Tens of thousands of people marched to the Martin Luther King Jr Memorial in Washington on Saturday, commemorating the 50th anniversary of his "I Have a Dream" speech and pledging that his vision include equality for gays, Latinos, the poor and the disabled.
The event was a homage to a generation of activists that endured fire hoses, police abuses and indignities to demand equality for African Americans. But there was a strong theme of unfinished business, with speakers lamenting what they see as new attacks on civil rights. "This is not the time for nostalgic commemoration," said Martin Luther King III, the oldest son of the slain civil rights leader.
"Nor is this the time for self-congratulatory celebration. The task is not done. The journey is not complete. We can and we must do more." The gathering on Saturday was the precursor to the actual anniversary of the August 28, 1963 March on Washington, an iconic moment in US history that ushered in the idea of massive, nonviolent demonstrations and helped bring about the 1964 Civil Rights Act.

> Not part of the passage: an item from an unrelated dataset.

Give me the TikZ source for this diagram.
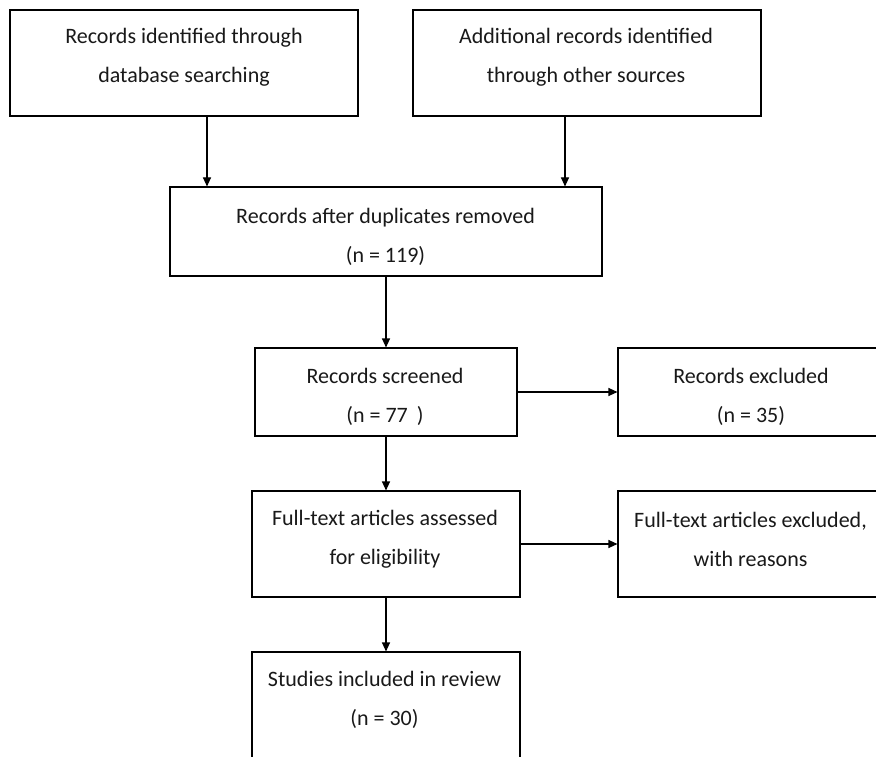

On the day of the anniversary, President Barack Obama, America's first black president, will speak from the steps of the Lincoln Memorial, the same place King stood when he delivered his stirring speech. Eric Holder, the nation's first black attorney general, today thanked those who marched a half century earlier. He said he would not be in office, nor would Obama be president, without them.
"They marched in spite of animosity, oppression and brutality because they believed in the greatness of what this nation could become and despaired of the founding promises not kept," Holder said. Holder said the spirit of the 1963 march now demands equality for gays, Latinos, women, the disabled and others. Keeping with that theme, those in attendance represented a grab-bag of causes advocating gay rights, organised labor and voting rights.
Congressman John Lewis, the only surviving speaker from the 1963 march, railed against a recent Supreme Court decision that effectively erased a key anti-discrimination provision of the Voting Rights Act, whose enactment in 1965 marked a major turning point in the struggle of black Americans for equality.
Lewis, of Georgia, was a leader of a 1965 march, where police beat and gassed marchers who demanded access to voting booths. "I am not going to stand by and let the Supreme Court take the right to vote away from us," he said. "You cannot stand by. You cannot sit down. You've got to stand up. Speak up, speak out and get in the way."